What I would've called a Hitchcock gimmick back in The Skin Game now is a powerful moment: when Mrs. Verloc sees her son Stevie (Desmond Tester) in the crowd of children around her disappear and reappear. This was so successful because we know what Mrs. Verloc just went through, we know she's carrying the burden of a dead child, which let's us see things from her point of view. Alternately with Chloe's hallucination in The Skin Game, at that moment in the story we don't have enough information to know what her story is, therefore we can't empathize with her.


This story most excels as a moral take of the consequences of hiding information. Mr. Verloc (Oscar Homolka), fearful of being caught by the detective (John Loder) decides to give Stevie the bomb to deliver, which of course ends up killing him. It's horrific as we are following the boy, distracted as any boy is, unknowingly with a bomb in his arms the whole time.


Regarding the distractions, if you're a writer this is the best time to employ social commentary about things in life that are mundane. In this case it's the annoying street salesman who forces Stevie into the chair to try his B.S. hair products. Day to day, maybe not everyone would think a salesman like that is annoying, but under the lens of this dramatic situation it's juxtaposed so much with the salesman that it exposes how foolish he really is.

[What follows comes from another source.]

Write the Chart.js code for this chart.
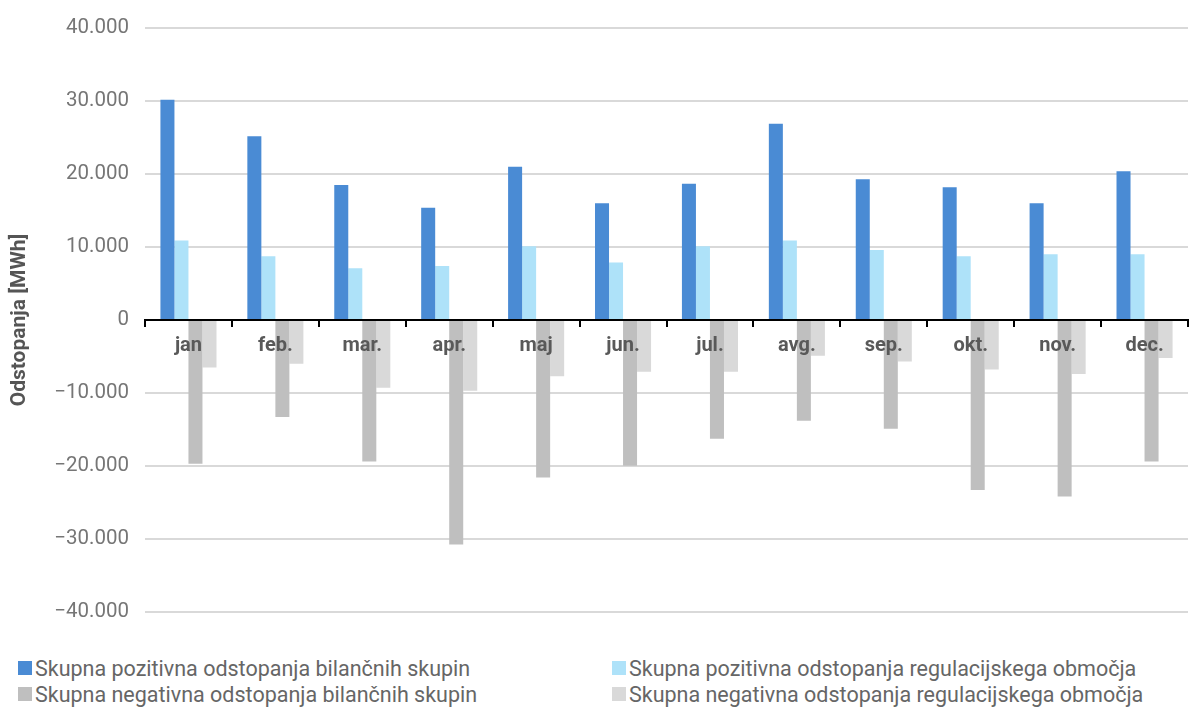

Other less important things to note: The aquarium scene made for a cool shot with the sea turtles in the background. The scene at the Simpsons restaurant with Stevie the Detective and Mrs. Verloc—when it cut to a two shot with out Stevie I just pictured him sitting there awkwardly. I thought it was cool aesthetic for the fruit stand man to be the Detective, maybe even better if they prolonged the mystery that he was a detective. So for awhile he's just this nosey guy who little do we know is trying to help out. Before the bomb explodes on the bus with Stevie, Hitchcock cuts quickly between different angles of the bomb for tension.


Lastly, when we find out the bomb was planted in the theatre I was trying to guess at what moment it will go off, and of course it happened at the perfect time —just after Mrs. Verloc says her husband is dead, which makes the film ending that much better.